By Altay Atli
Yunnan, July 19, 2018
While geographical proximity is certainly an advantage, the Chinese government is actively capitalizing on it by increasing connectivities between Yunnan and neighboring countries, in order to turn its southern province into a gateway to a larger economic hinterland.
The first kind of connectivity in this respect relates to economic integration initiatives that bring Yunnan province together with countries in not only Southeast Asia but also South Asia.

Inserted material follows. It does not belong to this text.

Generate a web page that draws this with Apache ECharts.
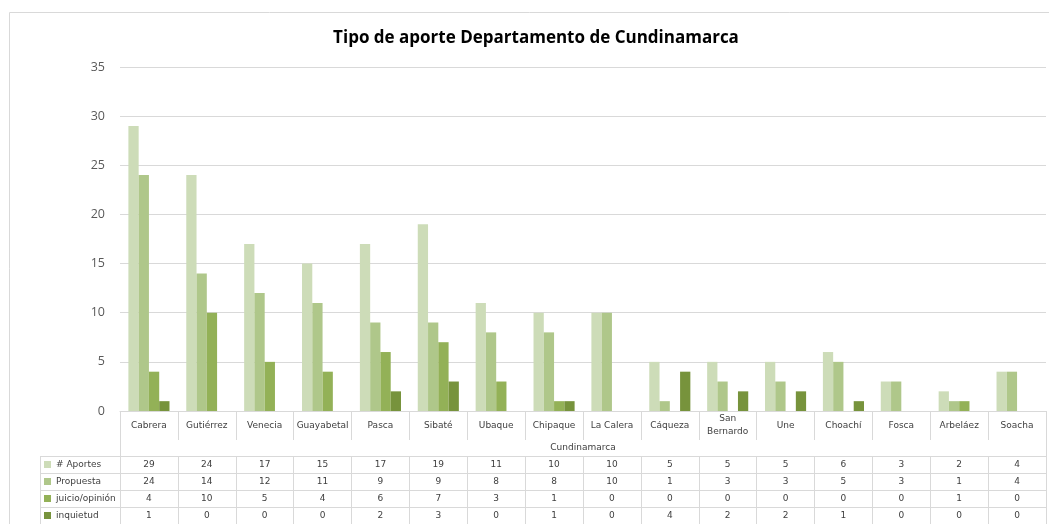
<!DOCTYPE html>
<html>
<head>
<meta charset="utf-8">
<script src="https://cdn.jsdelivr.net/npm/echarts@6/dist/echarts.min.js"></script>
<style>
  html, body { margin: 0; padding: 0; background: #fff; }
  #chart { width: 1049px; height: 524px; }
</style>
</head>
<body>
<div id="chart"></div>
<script>
// municipios
const categories = ['Cabrera', 'Gutiérrez', 'Venecia', 'Guayabetal', 'Pasca', 'Sibaté', 'Ubaque', 'Chipaque',
  'La Calera', 'Cáqueza', 'San Bernardo', 'Une', 'Choachí', 'Fosca', 'Arbeláez', 'Soacha']
const groupLabel = ['Cundinamarca']
const seriesNames = ['# Aportes', 'Propuesta', 'juicio/opinión', 'inquietud']
const aportes = [29, 24, 17, 15, 17, 19, 11, 10, 10, 5, 5, 5, 6, 3, 2, 4]
const propuesta = [24, 14, 12, 11, 9, 9, 8, 8, 10, 1, 3, 3, 5, 3, 1, 4]
const juicio = [4, 10, 5, 4, 6, 7, 3, 1, 0, 0, 0, 0, 0, 0, 1, 0]
const inquietud = [1, 0, 0, 0, 2, 3, 0, 1, 0, 4, 2, 2, 1, 0, 0, 0]
const yTicks = [0, 35, 5] // min, max, interval

const colors = ['#cddcb8', '#afc78a', '#93b157', '#77933c']
const lineColor = '#d9d9d9'
const tableFont = 'DejaVu Sans'

// layout
const gridLeft = 120
const gridRight = 3
const gridTop = 67
const axisY = 411
const catRowH = 29
const groupRowH = 16
const rowH = 17
const legendLeft = 40

const allRows = [aportes, propuesta, juicio, inquietud]

const chart = echarts.init(document.getElementById('chart'))

const xAxes = [
  {
    type: 'category',
    data: categories,
    position: 'bottom',
    axisLine: { lineStyle: { color: lineColor } },
    axisTick: { show: true, length: catRowH, interval: 0, lineStyle: { color: lineColor } },
    axisLabel: {
      interval: 0, margin: catRowH / 2, verticalAlign: 'middle', lineHeight: 13,
      fontFamily: tableFont, fontSize: 9, color: '#404040',
      // solo los nombres largos van en dos lineas
      formatter: v => (v.length > 10 ? v.replace(' ', '\n') : v)
    }
  },
  {
    type: 'category',
    data: groupLabel,
    position: 'bottom',
    offset: catRowH,
    axisLine: { show: false },
    axisTick: { show: true, length: groupRowH, lineStyle: { color: lineColor } },
    axisLabel: {
      margin: groupRowH / 2, verticalAlign: 'middle',
      fontFamily: tableFont, fontSize: 9, color: '#404040'
    }
  }
]

allRows.forEach((row, i) => {
  xAxes.push({
    type: 'category',
    data: row.map(String),
    position: 'bottom',
    offset: catRowH + groupRowH + i * rowH,
    axisLine: { show: true, lineStyle: { color: lineColor } },
    axisTick: { show: true, length: rowH, interval: 0, lineStyle: { color: lineColor } },
    axisLabel: {
      interval: 0, margin: rowH / 2, verticalAlign: 'middle',
      fontFamily: tableFont, fontSize: 9, color: '#404040'
    }
  })
})

// bordes de la columna de la leyenda (izquierda de la tabla)
const tableTop = axisY + catRowH + groupRowH
const legendLines = []
for (let i = 0; i < allRows.length; i++) {
  legendLines.push({
    type: 'line',
    shape: { x1: legendLeft, y1: tableTop + i * rowH + 0.5, x2: gridLeft, y2: tableTop + i * rowH + 0.5 },
    style: { stroke: lineColor, lineWidth: 1 }
  })
}
legendLines.push({
  type: 'line',
  shape: { x1: legendLeft + 0.5, y1: tableTop, x2: legendLeft + 0.5, y2: 530 },
  style: { stroke: lineColor, lineWidth: 1 }
})

chart.setOption({
  color: colors,
  animation: false,
  title: {
    text: 'Tipo de aporte Departamento de Cundinamarca',
    left: 531,
    top: 25,
    textAlign: 'center',
    textStyle: { fontFamily: 'Open Sans', fontWeight: 'bold', fontSize: 17, color: '#000' }
  },
  legend: {
    data: seriesNames,
    orient: 'vertical',
    left: legendLeft + 4,
    top: tableTop,
    padding: 0,
    itemGap: 0,
    itemWidth: 7,
    itemHeight: 7,
    icon: 'rect',
    selectedMode: false,
    textStyle: { fontFamily: tableFont, fontSize: 9, color: '#404040', lineHeight: rowH }
  },
  grid: {
    left: gridLeft,
    right: gridRight,
    top: gridTop,
    bottom: 524 - axisY
  },
  xAxis: xAxes,
  yAxis: {
    type: 'value',
    min: yTicks[0],
    max: yTicks[1],
    interval: yTicks[2],
    axisLine: { show: false },
    axisTick: { show: false },
    axisLabel: { margin: 15, fontFamily: 'Open Sans', fontSize: 12.5, color: '#595959' },
    splitLine: { lineStyle: { color: lineColor } }
  },
  graphic: [
    {
      type: 'rect',
      shape: { x: 9.5, y: 12.5, width: 1200, height: 600 },
      style: { fill: 'none', stroke: lineColor, lineWidth: 1 },
      z: -1
    }
  ].concat(legendLines),
  series: seriesNames.map((name, i) => ({
    name: name,
    type: 'bar',
    xAxisIndex: 0,
    data: allRows[i],
    barGap: '0%',
    barCategoryGap: '29%'
  }))
})
</script>
</body>
</html>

Yunnan has a special place in the Belt and Road Initiative, which is emphasized through its part in integration projects such as the Yangtze River Economic Belt, BCIM (Bangladesh-China-India-Myanmar) Economic Corridor, China-Indochina Peninsula Corridor and the Lancang-Mekong Cooperation Framework.
In other words, China is expanding cooperation toward both South Asia and the lower Mekong countries within the framework of the Belt and Road Initiative, and Yunnan is perfectly placed to serve as a hub for this emerging network.
The second kind of connectivity, which in fact is required to vitalize the first one, is related to improvement of transport infrastructure. High-speed rail lines between Kunming and Shanghai, as well as Yunnan and Guangxi, commenced operation in December 2016. Cargo trains departing from Kunming and passing from Chengdu are making the trip all the way to Eastern Europe and terminating in the Polish town of Lodz.
But the real game changer will be the Pan-Asia Railway Network, which would connect China with Singapore through different routes, one passing through Vietnam and Cambodia, another through Laos and the third one through Myanmar. The Vietnam-Cambodia segment is already completed, work is in progress on the Laos segment, and ground has recently been broken in Myanmar. Once completed, which the Chinese hope to accomplish by the end of 2020, this rail system will also connect the overland routes of the Belt and Road Initiatives with the 21st-Century Maritime Silk Road.